» The request:
Transcribe every line from the top down to the line with "import seaborn as sns", both ends included, but not the pictures.
───── Entries
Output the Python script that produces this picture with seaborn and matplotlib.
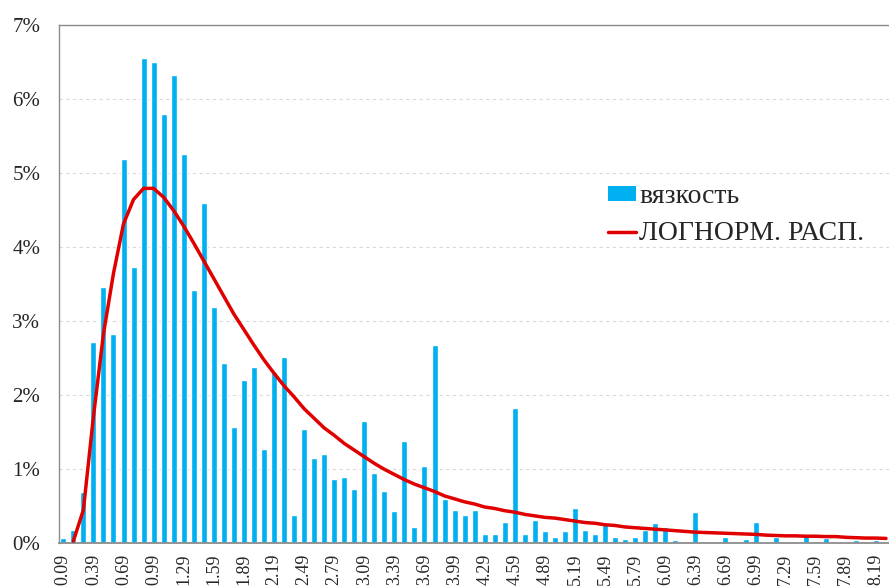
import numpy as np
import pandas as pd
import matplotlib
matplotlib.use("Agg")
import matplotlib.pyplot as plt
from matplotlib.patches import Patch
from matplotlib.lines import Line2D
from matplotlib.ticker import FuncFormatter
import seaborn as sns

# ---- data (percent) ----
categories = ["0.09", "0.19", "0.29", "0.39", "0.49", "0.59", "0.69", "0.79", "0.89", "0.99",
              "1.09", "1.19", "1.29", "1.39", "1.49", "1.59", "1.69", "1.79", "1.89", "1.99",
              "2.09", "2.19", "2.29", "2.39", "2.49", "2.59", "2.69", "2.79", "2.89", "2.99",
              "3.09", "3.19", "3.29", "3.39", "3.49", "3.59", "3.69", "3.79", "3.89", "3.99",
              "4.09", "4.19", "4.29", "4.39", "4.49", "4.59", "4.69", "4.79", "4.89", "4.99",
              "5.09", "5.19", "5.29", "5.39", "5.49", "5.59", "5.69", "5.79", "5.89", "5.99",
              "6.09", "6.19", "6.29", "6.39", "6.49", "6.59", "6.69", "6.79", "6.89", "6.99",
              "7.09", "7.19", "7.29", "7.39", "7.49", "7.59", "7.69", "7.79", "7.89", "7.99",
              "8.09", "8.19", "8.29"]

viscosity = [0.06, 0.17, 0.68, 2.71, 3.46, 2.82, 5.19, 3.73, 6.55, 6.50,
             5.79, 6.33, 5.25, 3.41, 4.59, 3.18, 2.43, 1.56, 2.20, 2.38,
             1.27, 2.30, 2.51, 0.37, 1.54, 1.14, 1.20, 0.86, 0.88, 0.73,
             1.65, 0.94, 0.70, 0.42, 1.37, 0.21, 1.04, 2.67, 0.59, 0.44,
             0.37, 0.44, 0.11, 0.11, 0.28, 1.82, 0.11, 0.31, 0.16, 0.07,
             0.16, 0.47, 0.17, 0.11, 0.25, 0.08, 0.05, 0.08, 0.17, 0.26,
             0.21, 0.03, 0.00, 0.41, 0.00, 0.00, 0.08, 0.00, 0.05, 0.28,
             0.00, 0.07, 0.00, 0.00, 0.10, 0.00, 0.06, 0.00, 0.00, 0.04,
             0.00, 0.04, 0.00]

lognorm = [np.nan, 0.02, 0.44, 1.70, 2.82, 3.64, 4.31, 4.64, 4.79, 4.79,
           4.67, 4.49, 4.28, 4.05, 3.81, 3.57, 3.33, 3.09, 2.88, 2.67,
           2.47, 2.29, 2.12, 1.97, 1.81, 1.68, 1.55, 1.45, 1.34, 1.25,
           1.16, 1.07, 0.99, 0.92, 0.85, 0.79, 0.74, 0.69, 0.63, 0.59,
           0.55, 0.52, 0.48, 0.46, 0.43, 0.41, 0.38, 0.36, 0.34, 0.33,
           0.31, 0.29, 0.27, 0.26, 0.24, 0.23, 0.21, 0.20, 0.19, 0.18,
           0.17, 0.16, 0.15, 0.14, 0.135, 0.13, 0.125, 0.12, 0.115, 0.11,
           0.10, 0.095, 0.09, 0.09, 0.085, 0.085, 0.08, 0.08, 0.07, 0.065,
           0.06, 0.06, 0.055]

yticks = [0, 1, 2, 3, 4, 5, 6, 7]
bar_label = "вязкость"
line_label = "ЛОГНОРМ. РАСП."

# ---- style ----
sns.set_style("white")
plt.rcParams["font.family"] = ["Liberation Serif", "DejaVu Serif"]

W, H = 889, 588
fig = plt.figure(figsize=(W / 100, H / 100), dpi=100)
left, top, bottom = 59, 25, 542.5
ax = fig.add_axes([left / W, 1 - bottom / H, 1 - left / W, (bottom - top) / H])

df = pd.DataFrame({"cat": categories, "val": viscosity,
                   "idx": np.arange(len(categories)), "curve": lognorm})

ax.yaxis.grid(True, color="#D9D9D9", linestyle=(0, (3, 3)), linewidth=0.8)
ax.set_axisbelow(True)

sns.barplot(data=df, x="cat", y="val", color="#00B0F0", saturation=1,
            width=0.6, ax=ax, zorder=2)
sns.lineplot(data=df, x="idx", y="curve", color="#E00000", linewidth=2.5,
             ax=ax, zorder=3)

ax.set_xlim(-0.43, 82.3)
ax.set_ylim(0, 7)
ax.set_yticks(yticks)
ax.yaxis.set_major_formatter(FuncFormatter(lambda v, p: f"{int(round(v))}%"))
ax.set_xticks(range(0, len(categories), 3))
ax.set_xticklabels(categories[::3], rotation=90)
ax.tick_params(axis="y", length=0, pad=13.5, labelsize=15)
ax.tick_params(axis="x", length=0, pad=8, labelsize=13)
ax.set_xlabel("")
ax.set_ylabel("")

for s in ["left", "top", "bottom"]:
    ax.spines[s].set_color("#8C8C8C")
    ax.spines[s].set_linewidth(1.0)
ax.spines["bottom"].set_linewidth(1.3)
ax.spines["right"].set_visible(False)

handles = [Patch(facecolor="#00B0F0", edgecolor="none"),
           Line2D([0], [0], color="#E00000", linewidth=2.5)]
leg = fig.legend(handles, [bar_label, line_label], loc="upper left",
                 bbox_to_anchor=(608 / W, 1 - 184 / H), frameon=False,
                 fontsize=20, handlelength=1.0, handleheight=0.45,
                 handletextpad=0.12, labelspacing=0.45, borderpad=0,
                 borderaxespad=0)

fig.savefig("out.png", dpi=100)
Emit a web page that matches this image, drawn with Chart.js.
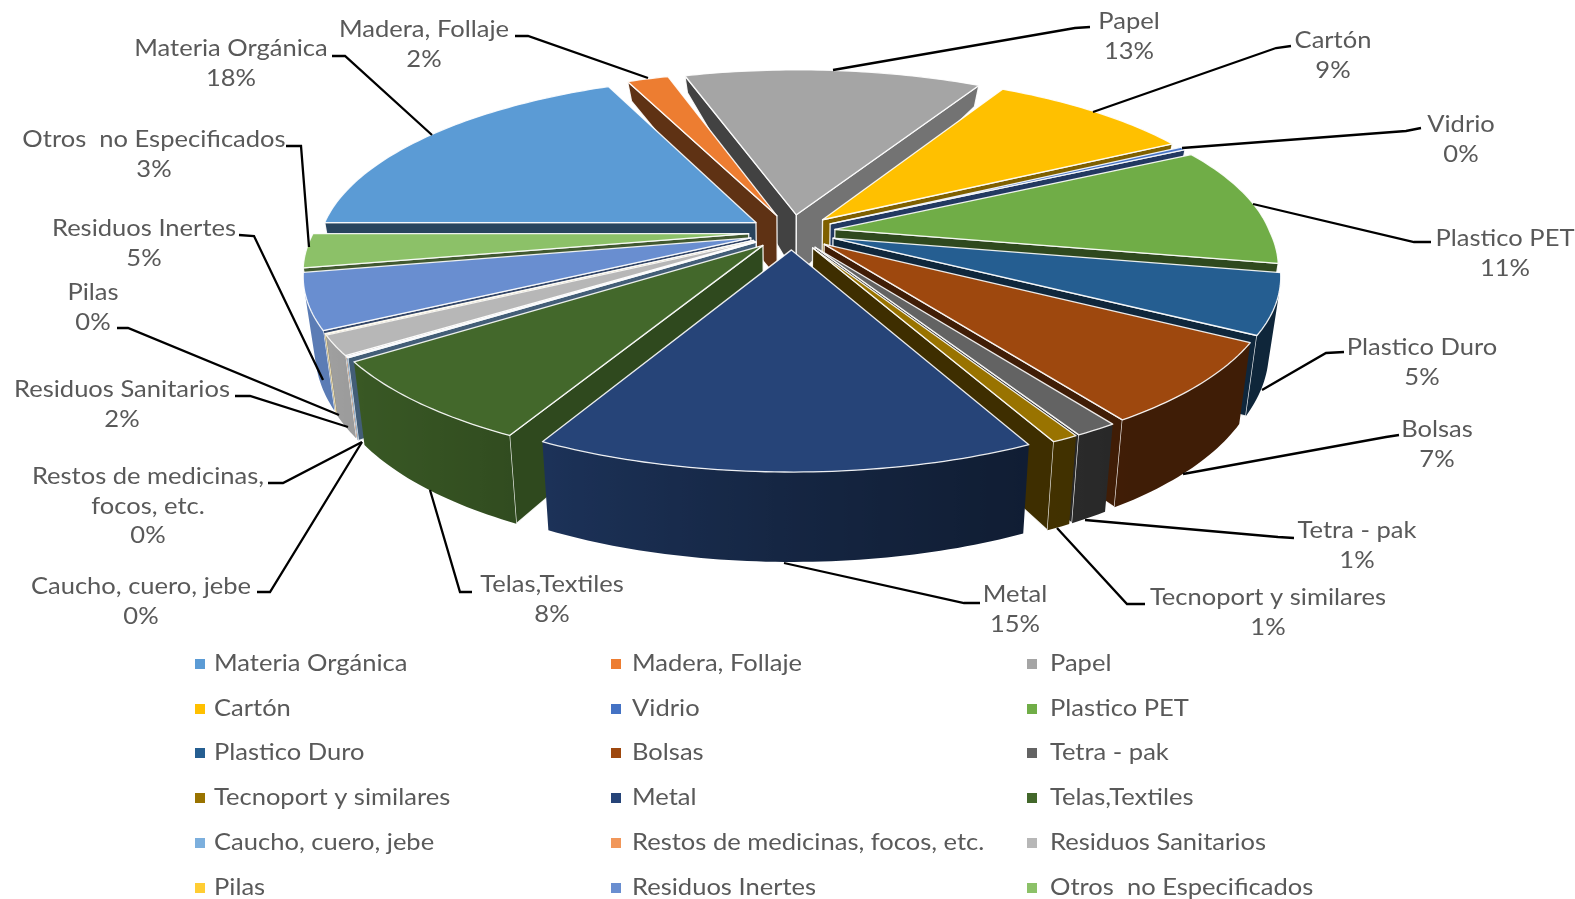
──────────
» Solved problem:
Output the Python script that produces this picture with seaborn and matplotlib.
import numpy as np
import pandas as pd
import matplotlib
matplotlib.use("Agg")
import matplotlib.pyplot as plt
from matplotlib.patches import Patch
from matplotlib.lines import Line2D
from matplotlib.ticker import FuncFormatter
import seaborn as sns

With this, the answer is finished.